Lesson 1/2: Am I Getting this Right?

tastingsilver · October 28, 2017, 5:24am

Hey everyone,

Two lessons deep and really enjoying the course so far. Trying to understand one of the concepts regarding the application of the VGG model to items outside of its pre-trained scope.

Would the following notion be correct: the VGG model’s pre-trained weights and layers can be re-applied to any image identification task by “fine tuning” the final network due to its pre-trained perception of image recognition patterns. (?)

Additionally, I’d like to jump straight in to applying this to a real world image recognition problem I have. I have a clean set of imagery associated with China and Crystal plates where the patterns are generally well defined, and a few testing/training samples for each. If I use the Keras ImageDataGenerator class to transform the associated data just a bit, how many samples of each do I truly need to make this accurate?
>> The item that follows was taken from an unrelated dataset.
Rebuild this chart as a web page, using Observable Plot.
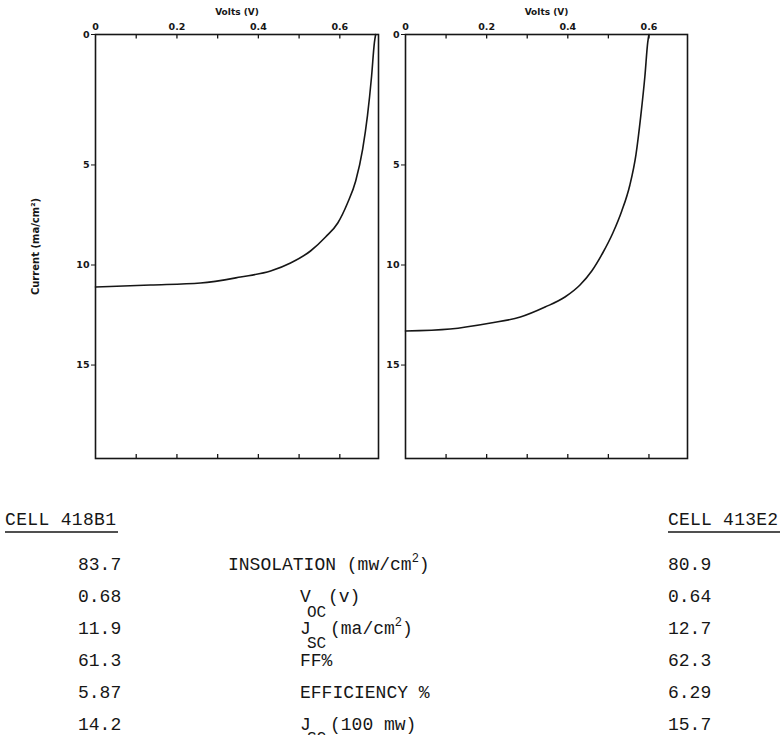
<!DOCTYPE html>
<html>
<head>
<meta charset="utf-8">
<script src="https://cdn.jsdelivr.net/npm/d3@7"></script>
<script src="https://cdn.jsdelivr.net/npm/@observablehq/plot@0.6"></script>
<style>
  body { margin: 0; background: #fff; }
  #wrap { position: relative; width: 783px; height: 735px; overflow: hidden; background: #fff; }
  .panel { position: absolute; top: 0; }
  #table { position: absolute; left: 0; top: 490px; }
</style>
</head>
<body>
<div id="wrap"></div>
<script>
// Light I–V curves of two cells: voltage (V) vs current density (mA/cm²)
const volts418B1   = [0, 0.135, 0.258, 0.356, 0.43, 0.479, 0.528, 0.565, 0.595, 0.619, 0.639, 0.656, 0.668, 0.678, 0.685, 0.688];
const current418B1 = [11.1, 11.0, 10.9, 10.6, 10.3, 9.9, 9.3, 8.6, 7.9, 6.9, 5.8, 4.4, 3.1, 1.6, 0.3, 0];
const volts413E2   = [0, 0.11, 0.21, 0.283, 0.344, 0.393, 0.43, 0.459, 0.486, 0.511, 0.533, 0.553, 0.568, 0.58, 0.59, 0.597, 0.6];
const current413E2 = [13.3, 13.2, 12.9, 12.6, 12.1, 11.6, 11.0, 10.3, 9.4, 8.4, 7.3, 6.0, 4.6, 3.1, 1.6, 0.3, 0];

// Axis ticks
const voltLabels   = [0, 0.2, 0.4, 0.6];
const voltMinor    = [0.1, 0.2, 0.3, 0.4, 0.5, 0.6];
const currentTicks = [0, 5, 10, 15];

// Current axis: the first 5 mA/cm² span is drawn taller than the rest,
// so the scale is piecewise (equal pixel steps between these breakpoints).
const currentBreaks = [0, 1.25, 2.5, 3.75, 5, 6.63, 8.26, 9.89, 11.52, 13.15, 14.78, 16.41, 18.04, 19.67];

// Cell summary table
const cellNames   = ["CELL 418B1", "CELL 413E2"];
const values418B1 = ["83.7", "0.68", "11.9", "61.3", "5.87", "14.2"];
const values413E2 = ["80.9", "0.64", "12.7", "62.3", "6.29", "15.7"];

const ink = "#161616";
const yBottom = currentBreaks[currentBreaks.length - 1];

function panel(volts, current, {width, marginLeft, marginRight, yLabel}) {
  const data = volts.map((v, i) => ({v, j: current[i]}));
  const marks = [
    Plot.frame({stroke: ink, strokeWidth: 1.6}),
    // tick labels along the top
    Plot.axisX({anchor: "top", ticks: voltLabels, tickSize: 0, tickPadding: 5, label: null,
      tickFormat: d => d === 0 ? "0" : d.toFixed(1), fontWeight: "bold", fontSize: 9.5}),
    // inward ticks on top and bottom edges
    Plot.ruleX(voltMinor, {y1: 0, y2: 0.17, stroke: ink, strokeWidth: 1.3}),
    Plot.ruleX(voltMinor, {y1: yBottom, y2: yBottom - 0.2, stroke: ink, strokeWidth: 1.3}),
    Plot.axisY({anchor: "left", ticks: currentTicks, tickSize: 4, tickPadding: 2, label: null,
      fontWeight: "bold", fontSize: 9.5, stroke: ink}),
    Plot.line(data, {x: "v", y: "j", stroke: ink, strokeWidth: 1.6, curve: "monotone-x"}),
    Plot.text(["Volts (V)"], {frameAnchor: "top", dy: -26, fontSize: 9, fontWeight: "bold", fill: ink})
  ];
  if (yLabel) {
    marks.push(Plot.text([yLabel], {frameAnchor: "left", textAnchor: "middle", dx: -60, rotate: -90,
      fontSize: 10, fontWeight: "bold", fill: ink}));
  }
  return Plot.plot({
    width, height: 470,
    marginLeft, marginRight, marginTop: 34, marginBottom: 12,
    style: {background: "transparent", fontFamily: "DejaVu Sans", color: ink, overflow: "visible"},
    x: {type: "linear", domain: [0, 0.695]},
    y: {type: "linear", domain: currentBreaks, range: [34, 458]},
    marks
  });
}

const wrap = document.getElementById("wrap");

const leftPanel = panel(volts418B1, current418B1, {width: 390, marginLeft: 95, marginRight: 12, yLabel: "Current (ma/cm²)"});
leftPanel.classList.add("panel");
leftPanel.style.left = "0px";
wrap.appendChild(leftPanel);

const rightPanel = panel(volts413E2, current413E2, {width: 403, marginLeft: 25, marginRight: 96});
rightPanel.classList.add("panel");
rightPanel.style.left = "380px";
wrap.appendChild(rightPanel);

// Summary table, drawn as SVG text (page coordinates shifted by the table's top)
const tableTop = 490;
const svg = d3.select(wrap).append("svg")
  .attr("id", "table").attr("width", 783).attr("height", 245)
  .style("font-family", "'Liberation Mono', monospace").style("font-size", "18px").attr("fill", ink);

const g = svg.append("g").attr("transform", `translate(0,${-tableTop})`);

// column headers, underlined
[[5, 118], [668, 780]].forEach(([x0, x1], i) => {
  g.append("text").attr("x", x0).attr("y", 525).attr("textLength", x1 - x0 - 2).text(cellNames[i]);
  g.append("line").attr("x1", x0).attr("x2", x1).attr("y1", 532).attr("y2", 532)
    .attr("stroke", ink).attr("stroke-width", 1.3);
});

const baselines = [570, 602, 634, 666, 698, 730];
values418B1.forEach((v, i) => g.append("text").attr("x", 78).attr("y", baselines[i]).text(v));
values413E2.forEach((v, i) => g.append("text").attr("x", 668).attr("y", baselines[i]).text(v));

// row labels; the typed subscripts sit half a line down
const sub = (x, y, s) => g.append("text").attr("x", x).attr("y", y).style("font-size", "16px").text(s);

const ins = g.append("text").attr("x", 228).attr("y", baselines[0]);
ins.append("tspan").text("INSOLATION (mw/cm");
ins.append("tspan").attr("dy", -8).style("font-size", "12px").text("2");
ins.append("tspan").attr("dy", 8).text(")");

g.append("text").attr("x", 300).attr("y", baselines[1]).text("V");
g.append("text").attr("x", 328).attr("y", baselines[1]).text("(v)");
sub(307, 617, "OC");

g.append("text").attr("x", 300).attr("y", baselines[2]).text("J");
const jsc = g.append("text").attr("x", 330).attr("y", baselines[2]);
jsc.append("tspan").text("(ma/cm");
jsc.append("tspan").attr("dy", -8).style("font-size", "12px").text("2");
jsc.append("tspan").attr("dy", 8).text(")");
sub(307, 648, "SC");

g.append("text").attr("x", 300).attr("y", baselines[3]).text("FF%");
g.append("text").attr("x", 300).attr("y", baselines[4]).text("EFFICIENCY %");

g.append("text").attr("x", 300).attr("y", baselines[5]).text("J");
g.append("text").attr("x", 330).attr("y", baselines[5]).text("(100 mw)");
sub(307, 743, "SC");
</script>
</body>
</html>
Looking forward to having some fun with this.

machinethink · October 28, 2017, 2:20pm

VGG has been trained on a wide variety of objects (the ImageNet dataset of 1.3 million images in 1000 different categories). So it has a certain knowledge of what certain objects look like, i.e. it has learned certain image recognition patterns.
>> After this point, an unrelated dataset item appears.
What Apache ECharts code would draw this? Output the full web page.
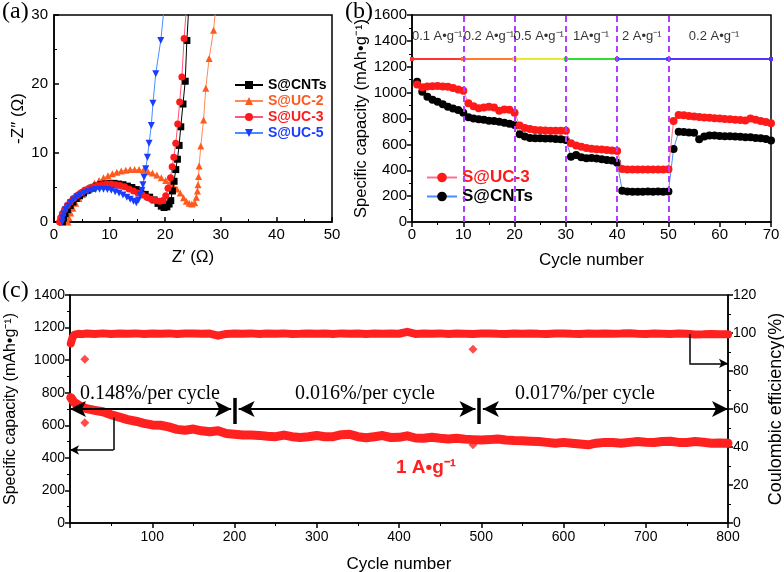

You can re-use this knowledge by fine-tuning VGG on your own data. However, if your data is very different than the data VGG was trained on, this might not work very well. For example, VGG was not trained on microscopic images, so trying to fine-tune it on pictures of bacteria etc probably won’t work very well.
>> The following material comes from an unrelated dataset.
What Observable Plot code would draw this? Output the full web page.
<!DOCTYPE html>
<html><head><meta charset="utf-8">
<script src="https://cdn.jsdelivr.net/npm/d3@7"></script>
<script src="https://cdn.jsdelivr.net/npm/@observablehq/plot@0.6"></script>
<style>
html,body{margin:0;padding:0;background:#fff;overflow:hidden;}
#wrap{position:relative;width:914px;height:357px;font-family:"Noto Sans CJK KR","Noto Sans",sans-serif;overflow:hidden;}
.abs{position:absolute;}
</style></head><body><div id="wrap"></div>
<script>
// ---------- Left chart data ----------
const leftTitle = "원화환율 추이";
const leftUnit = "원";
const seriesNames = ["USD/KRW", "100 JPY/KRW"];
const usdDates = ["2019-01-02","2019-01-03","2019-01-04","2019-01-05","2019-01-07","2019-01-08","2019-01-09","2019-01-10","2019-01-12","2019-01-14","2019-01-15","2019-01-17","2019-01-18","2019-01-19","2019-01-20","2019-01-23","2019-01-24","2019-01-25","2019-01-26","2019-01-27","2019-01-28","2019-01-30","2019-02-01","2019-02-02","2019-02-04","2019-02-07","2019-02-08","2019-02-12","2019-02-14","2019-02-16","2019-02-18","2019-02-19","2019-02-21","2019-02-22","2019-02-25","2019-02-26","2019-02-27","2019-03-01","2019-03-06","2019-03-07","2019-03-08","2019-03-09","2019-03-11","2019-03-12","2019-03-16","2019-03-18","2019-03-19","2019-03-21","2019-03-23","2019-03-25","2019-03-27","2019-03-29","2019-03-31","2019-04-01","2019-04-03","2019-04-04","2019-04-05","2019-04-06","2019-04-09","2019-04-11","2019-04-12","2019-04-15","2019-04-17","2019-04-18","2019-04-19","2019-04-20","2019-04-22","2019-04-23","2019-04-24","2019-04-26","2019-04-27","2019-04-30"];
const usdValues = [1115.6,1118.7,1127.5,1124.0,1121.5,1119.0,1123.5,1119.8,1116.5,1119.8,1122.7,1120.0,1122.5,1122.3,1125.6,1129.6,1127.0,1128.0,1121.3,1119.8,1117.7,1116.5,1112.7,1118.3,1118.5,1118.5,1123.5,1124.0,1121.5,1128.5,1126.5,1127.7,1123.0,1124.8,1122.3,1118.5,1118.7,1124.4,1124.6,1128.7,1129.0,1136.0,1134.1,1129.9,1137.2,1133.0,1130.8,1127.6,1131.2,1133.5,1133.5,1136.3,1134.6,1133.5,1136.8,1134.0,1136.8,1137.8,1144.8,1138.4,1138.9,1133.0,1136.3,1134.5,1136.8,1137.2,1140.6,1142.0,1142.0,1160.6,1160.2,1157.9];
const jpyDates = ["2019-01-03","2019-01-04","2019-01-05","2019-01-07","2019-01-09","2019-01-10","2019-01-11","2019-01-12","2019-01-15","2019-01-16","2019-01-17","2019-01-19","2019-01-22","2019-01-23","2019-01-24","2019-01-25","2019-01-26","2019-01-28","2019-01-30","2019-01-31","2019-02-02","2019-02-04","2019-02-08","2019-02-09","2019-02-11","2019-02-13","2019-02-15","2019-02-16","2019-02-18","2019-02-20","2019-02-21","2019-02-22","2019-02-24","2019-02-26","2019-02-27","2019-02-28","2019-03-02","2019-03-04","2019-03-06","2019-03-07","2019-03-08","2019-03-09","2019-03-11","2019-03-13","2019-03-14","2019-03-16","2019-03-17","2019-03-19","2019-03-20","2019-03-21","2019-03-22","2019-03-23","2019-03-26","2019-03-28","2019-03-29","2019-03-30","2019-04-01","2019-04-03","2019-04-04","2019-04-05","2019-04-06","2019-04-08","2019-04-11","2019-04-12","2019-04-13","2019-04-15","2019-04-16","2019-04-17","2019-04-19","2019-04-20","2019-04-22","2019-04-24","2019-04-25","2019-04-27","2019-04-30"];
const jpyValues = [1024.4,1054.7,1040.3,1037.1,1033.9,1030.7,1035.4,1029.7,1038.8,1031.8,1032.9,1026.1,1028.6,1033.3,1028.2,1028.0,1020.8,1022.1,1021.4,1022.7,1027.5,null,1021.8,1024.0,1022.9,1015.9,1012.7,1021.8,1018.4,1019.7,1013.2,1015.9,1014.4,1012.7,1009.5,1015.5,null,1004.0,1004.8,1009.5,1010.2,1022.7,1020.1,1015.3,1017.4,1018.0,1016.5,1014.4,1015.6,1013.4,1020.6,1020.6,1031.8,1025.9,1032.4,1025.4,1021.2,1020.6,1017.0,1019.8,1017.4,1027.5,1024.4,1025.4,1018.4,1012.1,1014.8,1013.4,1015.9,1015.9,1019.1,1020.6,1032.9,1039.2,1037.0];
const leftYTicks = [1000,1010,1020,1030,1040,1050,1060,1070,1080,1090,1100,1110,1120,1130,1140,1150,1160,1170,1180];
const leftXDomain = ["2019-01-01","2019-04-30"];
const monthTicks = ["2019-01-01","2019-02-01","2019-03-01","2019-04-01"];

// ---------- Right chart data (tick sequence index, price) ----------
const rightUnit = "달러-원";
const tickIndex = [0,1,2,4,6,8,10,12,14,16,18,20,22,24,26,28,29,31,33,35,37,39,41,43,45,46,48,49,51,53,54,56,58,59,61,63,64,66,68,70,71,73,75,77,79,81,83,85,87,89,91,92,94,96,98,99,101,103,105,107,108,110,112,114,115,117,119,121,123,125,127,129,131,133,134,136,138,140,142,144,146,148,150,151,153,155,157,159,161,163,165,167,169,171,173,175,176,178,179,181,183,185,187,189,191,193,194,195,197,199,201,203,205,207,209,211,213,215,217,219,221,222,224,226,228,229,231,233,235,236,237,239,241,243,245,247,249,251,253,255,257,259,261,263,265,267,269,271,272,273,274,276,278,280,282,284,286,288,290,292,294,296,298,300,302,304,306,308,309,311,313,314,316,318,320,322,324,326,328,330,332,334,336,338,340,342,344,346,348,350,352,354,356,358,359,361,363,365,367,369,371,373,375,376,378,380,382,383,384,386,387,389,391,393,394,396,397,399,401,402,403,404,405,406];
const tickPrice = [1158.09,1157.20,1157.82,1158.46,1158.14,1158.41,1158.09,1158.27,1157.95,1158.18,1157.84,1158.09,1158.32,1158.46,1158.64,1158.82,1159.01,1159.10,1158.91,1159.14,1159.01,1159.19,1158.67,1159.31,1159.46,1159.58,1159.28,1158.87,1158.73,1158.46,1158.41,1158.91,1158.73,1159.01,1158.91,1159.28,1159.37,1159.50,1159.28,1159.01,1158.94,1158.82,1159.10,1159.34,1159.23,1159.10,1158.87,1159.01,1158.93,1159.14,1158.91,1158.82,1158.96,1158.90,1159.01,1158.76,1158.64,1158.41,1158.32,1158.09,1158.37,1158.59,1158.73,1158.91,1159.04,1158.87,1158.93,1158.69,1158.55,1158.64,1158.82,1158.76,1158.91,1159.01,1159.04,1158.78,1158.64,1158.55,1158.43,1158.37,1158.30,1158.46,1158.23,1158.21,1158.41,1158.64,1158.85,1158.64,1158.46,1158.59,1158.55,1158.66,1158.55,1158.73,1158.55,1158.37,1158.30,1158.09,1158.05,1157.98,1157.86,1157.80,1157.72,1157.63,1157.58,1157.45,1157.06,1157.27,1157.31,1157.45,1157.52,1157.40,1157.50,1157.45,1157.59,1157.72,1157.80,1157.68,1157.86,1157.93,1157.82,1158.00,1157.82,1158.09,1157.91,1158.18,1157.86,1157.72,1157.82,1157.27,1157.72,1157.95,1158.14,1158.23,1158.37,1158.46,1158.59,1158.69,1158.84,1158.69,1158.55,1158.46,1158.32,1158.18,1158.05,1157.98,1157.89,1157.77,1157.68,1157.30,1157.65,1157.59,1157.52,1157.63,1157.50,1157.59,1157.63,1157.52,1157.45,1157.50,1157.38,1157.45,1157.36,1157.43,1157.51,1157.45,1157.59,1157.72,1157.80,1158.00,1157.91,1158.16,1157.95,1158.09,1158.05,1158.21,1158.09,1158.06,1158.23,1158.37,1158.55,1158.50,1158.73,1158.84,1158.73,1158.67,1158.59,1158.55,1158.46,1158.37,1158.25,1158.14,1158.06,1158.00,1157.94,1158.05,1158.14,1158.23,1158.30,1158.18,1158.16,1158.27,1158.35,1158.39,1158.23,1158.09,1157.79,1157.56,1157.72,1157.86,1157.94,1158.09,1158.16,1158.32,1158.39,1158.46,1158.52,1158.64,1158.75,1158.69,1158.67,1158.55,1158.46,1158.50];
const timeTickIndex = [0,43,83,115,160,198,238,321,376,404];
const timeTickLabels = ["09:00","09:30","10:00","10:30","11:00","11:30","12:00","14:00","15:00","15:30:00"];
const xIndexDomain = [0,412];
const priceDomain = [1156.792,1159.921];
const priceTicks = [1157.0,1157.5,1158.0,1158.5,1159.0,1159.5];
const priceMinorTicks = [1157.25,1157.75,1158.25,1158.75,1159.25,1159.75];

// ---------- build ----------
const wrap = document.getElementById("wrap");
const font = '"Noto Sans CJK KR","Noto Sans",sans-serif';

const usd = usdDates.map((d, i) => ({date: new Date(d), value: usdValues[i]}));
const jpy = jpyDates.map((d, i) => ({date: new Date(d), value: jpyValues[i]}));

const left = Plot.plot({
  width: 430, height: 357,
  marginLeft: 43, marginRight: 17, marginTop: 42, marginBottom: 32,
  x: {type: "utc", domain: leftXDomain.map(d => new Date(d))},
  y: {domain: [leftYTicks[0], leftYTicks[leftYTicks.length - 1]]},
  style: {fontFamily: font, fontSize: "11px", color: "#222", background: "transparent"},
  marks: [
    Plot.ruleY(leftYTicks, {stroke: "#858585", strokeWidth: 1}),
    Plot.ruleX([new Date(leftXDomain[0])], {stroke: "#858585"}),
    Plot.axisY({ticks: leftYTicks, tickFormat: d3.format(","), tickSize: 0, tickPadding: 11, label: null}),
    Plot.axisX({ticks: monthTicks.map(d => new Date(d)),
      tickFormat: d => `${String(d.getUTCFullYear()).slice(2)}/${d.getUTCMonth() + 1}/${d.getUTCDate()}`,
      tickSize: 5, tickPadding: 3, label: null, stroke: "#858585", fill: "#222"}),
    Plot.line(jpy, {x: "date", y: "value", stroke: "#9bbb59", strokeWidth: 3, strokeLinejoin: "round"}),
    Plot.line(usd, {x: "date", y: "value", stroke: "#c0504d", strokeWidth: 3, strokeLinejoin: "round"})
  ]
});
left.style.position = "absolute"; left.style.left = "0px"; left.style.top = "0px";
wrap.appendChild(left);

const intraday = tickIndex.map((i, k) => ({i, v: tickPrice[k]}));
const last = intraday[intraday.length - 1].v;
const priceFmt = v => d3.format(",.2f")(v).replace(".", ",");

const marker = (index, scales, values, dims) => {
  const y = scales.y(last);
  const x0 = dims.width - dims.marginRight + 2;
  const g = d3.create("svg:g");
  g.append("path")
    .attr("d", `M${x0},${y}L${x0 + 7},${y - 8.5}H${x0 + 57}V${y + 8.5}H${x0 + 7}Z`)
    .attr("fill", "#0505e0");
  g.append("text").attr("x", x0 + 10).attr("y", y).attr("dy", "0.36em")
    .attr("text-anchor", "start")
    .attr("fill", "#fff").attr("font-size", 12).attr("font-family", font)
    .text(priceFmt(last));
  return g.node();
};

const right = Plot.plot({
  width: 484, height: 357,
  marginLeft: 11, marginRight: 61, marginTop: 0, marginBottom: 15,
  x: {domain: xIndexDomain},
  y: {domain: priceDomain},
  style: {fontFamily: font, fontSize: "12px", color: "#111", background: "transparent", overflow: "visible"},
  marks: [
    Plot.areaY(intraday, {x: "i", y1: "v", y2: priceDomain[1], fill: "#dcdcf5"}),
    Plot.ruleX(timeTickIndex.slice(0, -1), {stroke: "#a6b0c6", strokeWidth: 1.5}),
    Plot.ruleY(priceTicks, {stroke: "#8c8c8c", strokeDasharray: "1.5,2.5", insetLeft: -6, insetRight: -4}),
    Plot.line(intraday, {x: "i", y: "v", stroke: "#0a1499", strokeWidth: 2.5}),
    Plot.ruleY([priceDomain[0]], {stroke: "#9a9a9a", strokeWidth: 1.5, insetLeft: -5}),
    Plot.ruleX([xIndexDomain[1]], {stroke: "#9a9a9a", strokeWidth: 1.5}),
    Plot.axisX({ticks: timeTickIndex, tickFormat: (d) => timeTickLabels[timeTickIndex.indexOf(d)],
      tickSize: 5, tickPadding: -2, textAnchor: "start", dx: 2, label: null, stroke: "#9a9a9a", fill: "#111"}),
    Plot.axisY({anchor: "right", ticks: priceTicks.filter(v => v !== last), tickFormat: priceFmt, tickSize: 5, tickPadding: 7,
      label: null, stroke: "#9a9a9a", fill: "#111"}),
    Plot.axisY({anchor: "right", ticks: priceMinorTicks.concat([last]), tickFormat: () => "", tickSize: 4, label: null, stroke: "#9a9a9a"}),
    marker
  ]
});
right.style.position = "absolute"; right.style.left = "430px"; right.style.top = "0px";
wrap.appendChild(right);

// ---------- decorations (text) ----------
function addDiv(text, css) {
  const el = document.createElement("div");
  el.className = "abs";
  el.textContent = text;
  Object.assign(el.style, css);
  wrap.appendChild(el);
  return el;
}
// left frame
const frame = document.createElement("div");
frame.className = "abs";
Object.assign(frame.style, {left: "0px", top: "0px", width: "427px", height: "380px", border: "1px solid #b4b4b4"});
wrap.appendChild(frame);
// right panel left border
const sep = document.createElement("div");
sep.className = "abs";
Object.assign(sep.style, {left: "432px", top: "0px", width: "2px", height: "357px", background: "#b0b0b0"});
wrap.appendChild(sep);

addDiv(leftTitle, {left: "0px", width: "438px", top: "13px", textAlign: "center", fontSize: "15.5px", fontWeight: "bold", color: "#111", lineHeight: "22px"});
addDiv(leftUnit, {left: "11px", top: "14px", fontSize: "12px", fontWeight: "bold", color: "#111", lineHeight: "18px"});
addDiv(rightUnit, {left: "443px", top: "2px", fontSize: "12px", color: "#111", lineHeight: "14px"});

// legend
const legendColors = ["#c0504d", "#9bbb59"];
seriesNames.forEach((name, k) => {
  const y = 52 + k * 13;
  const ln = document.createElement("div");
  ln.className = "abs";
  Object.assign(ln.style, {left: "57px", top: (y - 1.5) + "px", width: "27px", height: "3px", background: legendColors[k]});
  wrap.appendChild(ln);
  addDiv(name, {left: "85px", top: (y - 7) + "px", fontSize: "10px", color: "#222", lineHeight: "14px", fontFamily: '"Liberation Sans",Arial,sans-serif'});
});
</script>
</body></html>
For your use case it will probably work OK. However, the more training images you have, the better. Data augmentation will help but only gets you so far. Some people use synthetic images to artificially enlarge their dataset.

I would suggest first trying it out with just the images you have, to see what sort of accuracy you’re getting.

tastingsilver · October 28, 2017, 3:17pm

Thanks. As my area of focus is really centered on the designs within a given interface (such as a plate), would preprocessing such as extracting the area of the circle from the background likely be beneficial?